The Reserve Bank of India (RBI) has banned banks from lending against gold.
“…it is advised that no advances should be granted by banks for purchase of gold in any form, including primary gold, gold bullion, gold jewellery, gold coins, units of gold Exchange Traded Funds (ETF) and units of gold mutual funds,” RBI said.
RBI further ordered,
“No advances should be granted by banks against gold bullion to dealers or traders in gold if, in their assessment, such advances are likely to be utilised for purposes of financing gold purchase at auctions or speculative holding of stocks and bullion.”
What happens in India is important to gold and silver investors. India has traditionally been the largest buyer of bullion. In fiscal 2012, India imported about 1,067 tons of gold.
Shares in gold finance companies Manappuram Finance and Muthoot Finance are showing relative weakness in Mumbai.
Non bank gold finance companies (NBFC) have been growing fast in India. These companies typically lend up to 75% against gold including ETFs. In comparison, in the United States, the maximum margin allowed for ETFs such as GLD and SLV is 50%.
Earlier this year RBI banned NBFCs from lending against bullion and gold coins. RBI also made rules for lending against gold jewelry more restrictive.
Extensive lending at 75% against gold typically marks the end of a major gold bull cycle. The gold momo crowd contends that this time it is different. RBI is obviously very serious about curbing speculation in gold.

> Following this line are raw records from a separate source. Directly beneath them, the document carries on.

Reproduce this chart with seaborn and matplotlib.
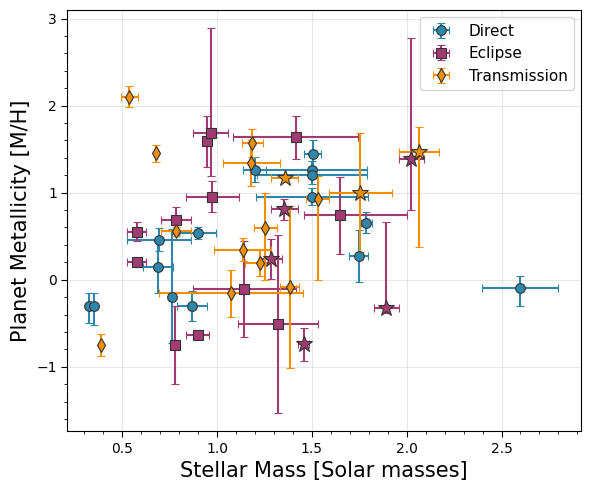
import matplotlib

matplotlib.use("Agg")
import matplotlib.pyplot as plt
import numpy as np
import seaborn as sns

# Direct imaging
direct_mass = [0.327, 0.349, 0.695, 0.690, 0.760, 0.868, 0.897, 1.198, 1.504, 1.500, 1.500, 1.500, 1.788, 1.747, 2.597]
direct_mass_lo = [0.01, 0.01, 0.17, 0.08, 0.01, 0.08, 0.10, 0.06, 0.045, 0.29, 0.29, 0.295, 0.03, 0.05, 0.20]
direct_mass_hi = [0.01, 0.01, 0.17, 0.08, 0.01, 0.08, 0.10, 0.06, 0.045, 0.29, 0.29, 0.295, 0.03, 0.05, 0.20]
direct_met = [-0.30, -0.30, 0.46, 0.15, -0.20, -0.30, 0.54, 1.265, 1.44, 1.265, 1.20, 0.955, 0.654, 0.27, -0.096]
direct_met_lo = [0.20, 0.22, 0.13, 0.30, 0.53, 0.17, 0.07, 0.14, 0.16, 0.10, 0.10, 0.10, 0.12, 0.30, 0.21]
direct_met_hi = [0.15, 0.15, 0.13, 0.30, 0.78, 0.17, 0.07, 0.14, 0.16, 0.10, 0.10, 0.10, 0.12, 0.30, 0.14]
direct_star = [False] * 15

# Secondary eclipse
eclipse_mass = [0.576, 0.576, 0.785, 0.780, 0.897, 0.947, 0.966, 0.974, 1.144, 1.320, 1.415, 1.650,
                1.355, 1.285, 1.457, 1.893, 2.025]
eclipse_mass_lo = [0.05, 0.05, 0.08, 0.02, 0.06, 0.01, 0.093, 0.14, 0.27, 0.21, 0.33, 0.19,
                   0.073, 0.06, 0.03, 0.066, 0.066]
eclipse_mass_hi = [0.05, 0.05, 0.08, 0.02, 0.06, 0.01, 0.093, 0.14, 0.27, 0.21, 0.33, 0.35,
                   0.073, 0.06, 0.03, 0.066, 0.066]
eclipse_met = [0.55, 0.20, 0.68, -0.75, -0.63, 1.59, 1.69, 0.955, -0.107, -0.51, 1.635, 0.74,
               0.807, 0.24, -0.74, -0.327, 1.39]
eclipse_met_lo = [0.11, 0.05, 0.15, 0.45, 0.03, 0.29, 0.50, 0.18, 0.55, 1.02, 0.25, 0.44,
                  0.12, 0.23, 0.19, 0.05, 0.59]
eclipse_met_hi = [0.11, 0.05, 0.15, 0.45, 0.03, 0.29, 1.20, 0.18, 0.55, 1.02, 0.25, 0.44,
                  0.12, 0.23, 0.19, 0.99, 1.39]
eclipse_star = [False] * 12 + [True] * 5

# Transmission
trans_mass = [0.389, 0.537, 0.676, 0.785, 1.075, 1.135, 1.180, 1.186, 1.225, 1.255, 1.383, 1.530,
              1.356, 1.756, 2.066]
trans_mass_lo = [0.01, 0.045, 0.01, 0.08, 0.38, 0.15, 0.15, 0.056, 0.08, 0.06, 0.05, 0.06,
                 0.073, 0.165, 0.107]
trans_mass_hi = [0.01, 0.045, 0.01, 0.08, 0.38, 0.15, 0.15, 0.056, 0.08, 0.06, 0.05, 0.06,
                 0.073, 0.165, 0.107]
trans_met = [-0.75, 2.10, 1.45, 0.557, -0.155, 0.346, 1.34, 1.57, 0.19, 0.596, -0.088, 0.93,
             1.165, 1.00, 1.47]
trans_met_lo = [0.13, 0.12, 0.10, 0.05, 0.27, 0.13, 0.26, 0.16, 0.15, 0.60, 0.93, 0.93,
                0.04, 0.68, 1.10]
trans_met_hi = [0.13, 0.12, 0.10, 0.05, 0.27, 0.13, 0.26, 0.16, 0.15, 0.40, 0.93, 0.26,
                0.04, 0.68, 0.28]
trans_star = [False] * 12 + [True] * 3

methods = ["Direct", "Eclipse", "Transmission"]
markers = ["o", "s", "d"]

sns.set_style(
    "ticks",
    {
        "axes.edgecolor": "black",
        "axes.labelcolor": "black",
        "text.color": "black",
        "xtick.color": "black",
        "ytick.color": "black",
        "grid.color": "#b0b0b0",
    },
)
palette = sns.color_palette(["#2E86AB", "#A23B72", "#F18F01"])

fig, ax = plt.subplots(figsize=(5.9, 4.9), dpi=100)
fig.subplots_adjust(left=0.114, right=0.985, top=0.98, bottom=0.12)

groups = [
    (direct_mass, direct_mass_lo, direct_mass_hi, direct_met, direct_met_lo, direct_met_hi, direct_star),
    (eclipse_mass, eclipse_mass_lo, eclipse_mass_hi, eclipse_met, eclipse_met_lo, eclipse_met_hi, eclipse_star),
    (trans_mass, trans_mass_lo, trans_mass_hi, trans_met, trans_met_lo, trans_met_hi, trans_star),
]

for name, marker, color, g in zip(methods, markers, palette, groups):
    x, xlo, xhi, y, ylo, yhi, star = [np.array(v) for v in g]
    normal = ~star
    ax.errorbar(
        x[normal], y[normal],
        xerr=[xlo[normal], xhi[normal]], yerr=[ylo[normal], yhi[normal]],
        fmt=marker, color=color, markersize=7, markeredgecolor="#333333",
        markeredgewidth=0.8, elinewidth=1.5, capsize=3, label=name,
    )
    if star.any():
        ax.errorbar(
            x[star], y[star],
            xerr=[xlo[star], xhi[star]], yerr=[ylo[star], yhi[star]],
            fmt="*", color=color, markersize=12, markeredgecolor="#333333",
            markeredgewidth=0.8, elinewidth=1.5, capsize=3,
        )

ax.set_xlim(0.21, 2.92)
ax.set_ylim(-1.74, 3.1)
ax.minorticks_on()
ax.grid(True, which="major", alpha=0.3)
ax.set_xlabel("Stellar Mass [Solar masses]", fontsize=15)
ax.set_ylabel("Planet Metallicity [M/H]", fontsize=15)
ax.tick_params(axis="both", which="major", labelsize=10, direction="out", length=4)
ax.tick_params(axis="both", which="minor", direction="out", length=2.5)
ax.legend(loc="upper right", fontsize=11)

plt.savefig("out.png", dpi=100)
plt.close()
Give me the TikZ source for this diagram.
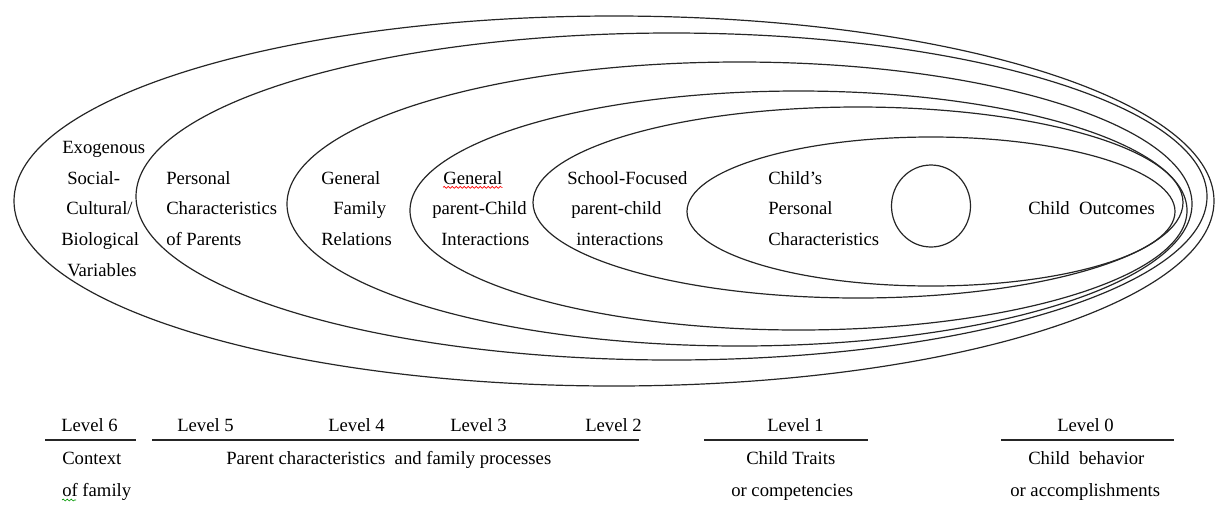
\documentclass[tikz,border=0pt]{standalone}
\usepackage{fontspec}
\setmainfont{Liberation Serif}
\usetikzlibrary{decorations.pathmorphing}
\begin{document}
\begin{tikzpicture}[x=0.75pt,y=-0.75pt,
  ring/.style={draw=black!85,line width=0.9pt},
  lbl/.style={anchor=base west,inner sep=0pt,font=\fontsize{14}{16}\selectfont,text=black},
  levelrule/.style={draw=black!85,line width=1pt},
  squiggle/.style={decorate,decoration={snake,amplitude=0.7pt,segment length=3pt},line width=0.5pt}]
\useasboundingbox (0,0) rectangle (1216,515);

% nested levels, outermost first
\draw[ring] (614,201)   ellipse [x radius=600, y radius=185];
\draw[ring] (671.5,196.5) ellipse [x radius=535.5, y radius=163.5];
\draw[ring] (739.5,204) ellipse [x radius=452.5, y radius=142];
\draw[ring] (798.5,210.5) ellipse [x radius=388.5, y radius=119.5];
\draw[ring] (858,202.5) ellipse [x radius=325, y radius=95.5];
\draw[ring] (931,211.5) ellipse [x radius=244, y radius=74.5];
% the child
\draw[ring] (931,206) ellipse [x radius=39.5, y radius=41];

% level 6
\node[lbl] (exo1) at (62,153) {Exogenous};
\node[lbl] (exo2) at (67,184) {Social-};
\node[lbl] (exo3) at (66,214) {Cultural/};
\node[lbl] (exo4) at (61,245) {Biological};
\node[lbl] (exo5) at (67,276) {Variables};
% level 5
\node[lbl] (par1) at (166,184) {Personal};
\node[lbl] (par2) at (166,214) {Characteristics};
\node[lbl] (par3) at (166,245) {of Parents};
% level 4
\node[lbl] (fam1) at (321,184) {General};
\node[lbl] (fam2) at (333,214) {Family};
\node[lbl] (fam3) at (321,245) {Relations};
% level 3
\node[lbl] (gpc1) at (443,184) {General};
\node[lbl] (gpc2) at (432,214) {parent-Child};
\node[lbl] (gpc3) at (441,245) {Interactions};
% level 2
\node[lbl] (spc1) at (567,184) {School-Focused};
\node[lbl] (spc2) at (571,214) {parent-child};
\node[lbl] (spc3) at (576,245) {interactions};
% level 1
\node[lbl] (cpc1) at (768,184) {Child’s};
\node[lbl] (cpc2) at (768,214) {Personal};
\node[lbl] (cpc3) at (768,245) {Characteristics};
% level 0
\node[lbl] (out) at (1028,214) {Child\ \ Outcomes};

% level captions
\node[lbl] (lv6) at (61,431)   {Level 6};
\node[lbl] (lv5) at (177,431)  {Level 5};
\node[lbl] (lv4) at (328,431)  {Level 4};
\node[lbl] (lv3) at (450,431)  {Level 3};
\node[lbl] (lv2) at (585,431)  {Level 2};
\node[lbl] (lv1) at (767,431)  {Level 1};
\node[lbl] (lv0) at (1057,431) {Level 0};

\coordinate (r6a) at (45,440);   \coordinate (r6b) at (136,440);
\coordinate (r5a) at (152,440);  \coordinate (r5b) at (639,440);
\coordinate (r1a) at (704,440);  \coordinate (r1b) at (868,440);
\coordinate (r0a) at (1001,440); \coordinate (r0b) at (1174,440);
\draw[levelrule] (r6a) -- (r6b);
\draw[levelrule] (r5a) -- (r5b);
\draw[levelrule] (r1a) -- (r1b);
\draw[levelrule] (r0a) -- (r0b);

\node[lbl] (ctx1) at (62,464)   {Context};
\node[lbl] (ctx2) at (62,496)   {of family};
\node[lbl] (pcf)  at (226,464)  {Parent characteristics\ \ and family processes};
\node[lbl] (ct1)  at (746,464)  {Child Traits};
\node[lbl] (ct2)  at (731,496)  {or competencies};
\node[lbl] (cb1)  at (1028,464) {Child\ \ behavior};
\node[lbl] (cb2)  at (1010,496) {or accomplishments};

% proofing marks
\draw[squiggle,red] ([yshift=-2.5pt]gpc1.base west) -- ([yshift=-2.5pt]gpc1.base east);
\coordinate (ofa) at (62,500); \coordinate (ofb) at (76,500);
\draw[squiggle,green!60!black] (ofa) -- (ofb);
\end{tikzpicture}
\end{document}
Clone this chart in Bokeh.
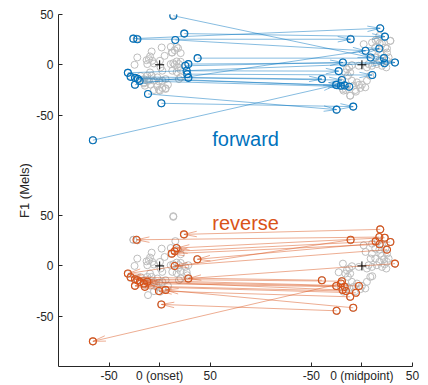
import numpy as np
from bokeh.plotting import figure
from bokeh.models import Range1d, FixedTicker
from bokeh.core.properties import value
from bokeh.embed import file_html
from bokeh.resources import INLINE

# ---- layout constants (data offsets of the two groups / panels)
MID_X = 200      # x offset of the "midpoint" group
FWD_Y = 200      # y offset of the "forward" panel

# ---- forward trials: onset -> midpoint
fwd_on_x = [13.5, 24.4, -26, -22, 15.5, 37.6, 28.4, 25.4, 26.7, 27.4, 28.4, -31.4, -28.7, -24.4, -21.5, -19.8, -24.4, -11.5, 1.7, -66]
fwd_on_y = [48.8, 31, 26, 25.4, 24.7, 6.6, 0.7, -1, -6, -9.3, -13, -8, -12, -13, -14, -16, -19.8, -29, -38.3, -75]
fwd_mid_x = [8.6, 22.8, 18.1, -11.2, 3.6, 21.8, 32.7, -18.8, -23, 10.2, -19.8, 22.4, -39.6, -20.8, -17.1, -12.5, 17.2, -25, -8.6, -25.4]
fwd_mid_y = [7.3, 28, 36.3, 25.4, 13.9, 6.6, 2.3, 2.3, -6.3, -10.2, -15.2, 1.6, -14.2, -20.8, -20.5, -21.8, 16.2, -44.6, -41.6, -20]

# ---- reverse trials: midpoint -> onset
rev_mid_x = [18.1, 17.2, 22.5, 13.6, 17.5, 28.1, 24.8, -11.2, 32.7, -39.6, -19.8, -3, -25.4, -17.1, -19.1, -15.8, -5.9, -11.6, -25, -8.6, -20.8]
rev_mid_y = [36.3, 28.7, 28, 24.4, 21.5, 23.8, 16.2, 26, 2.3, -14.2, -15.2, -20, -20, -20.8, -24, -25, -26.7, -30.7, -44.6, -41.6, -17.5]
rev_on_x = [24, -22.8, 16.8, 14.9, 11.9, 37.3, 14.9, -31.4, 28.4, -28.7, -24.4, -22, -19.5, -15.5, -12.2, -24.4, -14.6, -0.7, 1.7, 5.9, -66]
rev_on_y = [31.4, 26, 17.8, 14.5, 12.2, 6.6, 0, -7.6, -12.5, -11.2, -13.2, -14.2, -15.8, -17.5, -15.8, -19.8, -20.8, -25, -38.3, -24, -75]

# ---- other trials (gray background)
oth_on_x = [2, 11, 18.2, 12.5, 20.8, 4.9, -7.9, -9.5, -12.9, -22.1, -24.8, -10.6, -7.3, -12.2, -5.6, 0.3, 10.9, 13.5, 16.8, 19.1, 20.8, 18.2, 20.8, 16.8, 12.5, 0.9, 2.6, -18.8, -15.5, -12.2, -7.9, -10.6, -5.6, -0.7, 2.6, 5.9, -15.5, -8.9, -2.3, 2.6, 5.9, 0.3, -5.6, 20.8, 19.1, 8.2, -2.3, -9.5, 13.5, -26]
oth_on_y = [17.2, 17.8, 16.5, 12.2, 11.6, 8.9, 13.2, 8.3, 4.6, 7.3, 0, 5.6, 4, 0.7, 1.3, 4, 0.7, 1.6, 3.3, 0.7, 3, -2.6, -5.2, -7.2, -5.9, -2.6, -5.9, -11.2, -14.2, -10.9, -10.9, -15.8, -15.8, -16.5, -15.8, -14.2, -18.5, -19.8, -21.1, -23.1, -23.4, -25.7, -25.1, -12.5, -14.2, -19.8, -12.5, -7.6, 49.5, 26]
oth_mid_x = [1.7, 10, 15.8, 19.8, 23.1, 28.1, 13.2, 18.2, 24.8, 9.9, 13.2, 17.2, 19.8, 24.8, 26.4, 24.1, 19.8, 14.8, 9.9, 4.9, -3.1, -9.9, -12.5, -14.9, -16.5, -11.6, -13.9, -9.9, -4.9, 0, 4.9, 8.3, 3.3, -1.6, -6.6, -11.6, -18.2, -14.9, -8.3, 6.6]
oth_mid_y = [20.5, 22.1, 24.4, 21.1, 17.2, 23.8, 17.2, 12.2, 12.2, 12.2, 7.3, 4, 9.9, 4, 7.3, -2.6, -1, 0.7, -1, -2.6, -1, -0.3, -2.6, -4.3, -7.6, -7.6, -10.9, -15.8, -17.5, -19.8, -15.8, -10.9, -22.4, -23.1, -25.1, -30.7, -25.7, -20.8, -20.8, 0.7]

# ---- texts
x_tick_vals = [-50, 0, 50, MID_X - 50, MID_X, MID_X + 50]
x_tick_text = ["-50", "0 (onset)", "50", "-50", "0 (midpoint)", "50"]
y_tick_vals = [-50, 0, 50, FWD_Y - 50, FWD_Y, FWD_Y + 50]
y_tick_text = ["-50", "0", "50", "-50", "0", "50"]

BLUE = "#0072BD"
ORANGE = "#D95319"
GRAY = "#BEBEBE"
AX = "#262626"
FONT = "Liberation Sans"

p = figure(width=428, height=385, x_range=Range1d(-100, 250), y_range=Range1d(-100, 250),
           output_backend="svg", toolbar_location=None,
           min_border_left=58, min_border_right=16, min_border_top=14, min_border_bottom=16)
p.outline_line_color = None
p.xgrid.visible = False
p.ygrid.visible = False
p.background_fill_color = "white"
p.border_fill_color = "white"

for ax in (p.xaxis[0], p.yaxis[0]):
    ax.axis_line_color = AX
    ax.axis_line_width = 1
    ax.major_tick_line_color = AX
    ax.major_tick_in = 4
    ax.major_tick_out = 0
    ax.minor_tick_line_color = None
    ax.major_label_text_color = AX
    ax.major_label_text_font = FONT
    ax.major_label_text_font_size = "12px"
    ax.major_label_standoff = 5
p.xaxis.major_label_standoff = 2
p.xaxis.major_label_text_line_height = 0.9

p.xaxis.ticker = FixedTicker(ticks=x_tick_vals)
p.xaxis.major_label_overrides = {v: t for v, t in zip(x_tick_vals, x_tick_text)}
p.yaxis.ticker = FixedTicker(ticks=y_tick_vals)
p.yaxis.major_label_overrides = {v: t for v, t in zip(y_tick_vals, y_tick_text)}
p.yaxis.axis_label = "F1 (Mels)"
p.yaxis.axis_label_text_font = FONT
p.yaxis.axis_label_text_font_size = "13px"
p.yaxis.axis_label_text_font_style = "normal"
p.yaxis.axis_label_text_color = AX
p.yaxis.axis_label_standoff = 1


def arrays(x, y, dx=0.0, dy=0.0):
    return np.asarray(x, float) + dx, np.asarray(y, float) + dy


def heads(x0, y0, x1, y1, L=13.0, ang=np.deg2rad(12)):
    d = np.arctan2(y1 - y0, x1 - x0)
    hx, hy, tx, ty = [], [], [], []
    for s in (1, -1):
        a = d + np.pi + s * ang
        hx.append(x1 + L * np.cos(a)); hy.append(y1 + L * np.sin(a))
        tx.append(x1); ty.append(y1)
    return np.concatenate(tx), np.concatenate(ty), np.concatenate(hx), np.concatenate(hy)


# gray background: all trials, drawn in both panels
all_on_x = oth_on_x + fwd_on_x + rev_on_x
all_on_y = oth_on_y + fwd_on_y + rev_on_y
all_mid_x = oth_mid_x + fwd_mid_x + rev_mid_x
all_mid_y = oth_mid_y + fwd_mid_y + rev_mid_y
for off in (0, FWD_Y):
    gx, gy = arrays(all_on_x, all_on_y, 0, off)
    p.scatter(gx, gy, marker="circle", size=7, fill_color=None, line_color=GRAY, line_width=1)
    gx, gy = arrays(all_mid_x, all_mid_y, MID_X, off)
    p.scatter(gx, gy, marker="circle", size=7, fill_color=None, line_color=GRAY, line_width=1)

# forward arrows (top panel)
sx, sy = arrays(fwd_on_x, fwd_on_y, 0, FWD_Y)
ex, ey = arrays(fwd_mid_x, fwd_mid_y, MID_X, FWD_Y)
p.segment(sx, sy, ex, ey, line_color=BLUE, line_width=0.8, line_alpha=0.6)
a, b, c, d = heads(sx, sy, ex, ey)
p.segment(a, b, c, d, line_color=BLUE, line_width=0.8, line_alpha=0.6)
p.scatter(np.concatenate([sx, ex]), np.concatenate([sy, ey]), marker="circle", size=7,
          fill_color=None, line_color=BLUE, line_width=1.1)

# reverse arrows (bottom panel)
sx, sy = arrays(rev_mid_x, rev_mid_y, MID_X, 0)
ex, ey = arrays(rev_on_x, rev_on_y, 0, 0)
p.segment(sx, sy, ex, ey, line_color=ORANGE, line_width=0.8, line_alpha=0.6)
a, b, c, d = heads(sx, sy, ex, ey)
p.segment(a, b, c, d, line_color=ORANGE, line_width=0.8, line_alpha=0.6)
p.scatter(np.concatenate([sx, ex]), np.concatenate([sy, ey]), marker="circle", size=7,
          fill_color=None, line_color=ORANGE, line_width=1.1)

# centre crosses
p.scatter([0, MID_X, 0, MID_X], [0, 0, FWD_Y, FWD_Y], marker="cross", size=9,
          line_color="black", line_width=1)

# panel labels
p.text(x=[85], y=[FWD_Y - 73.6], text=["forward"], text_color=BLUE, text_font=value(FONT),
       text_font_size="20px", text_align="center", text_baseline="alphabetic")
p.text(x=[85], y=[42.9], text=["reverse"], text_color=ORANGE, text_font=value(FONT),
       text_font_size="20px", text_align="center", text_baseline="alphabetic")

open("out.html", "w").write(file_html(p, INLINE))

Long-term investors should remain highly cautious against overweighting precious metals in portfolios. It is a different story for short to medium-term traders. Our long-term rating on gold and silver remains neutral with a negative bias; medium-term rating is neutral with a negative bias; and short-term rating is neutral.
From a very short-term perspective, the trade is to short on up spikes. There is too much risk in going long from a very short-term perspective.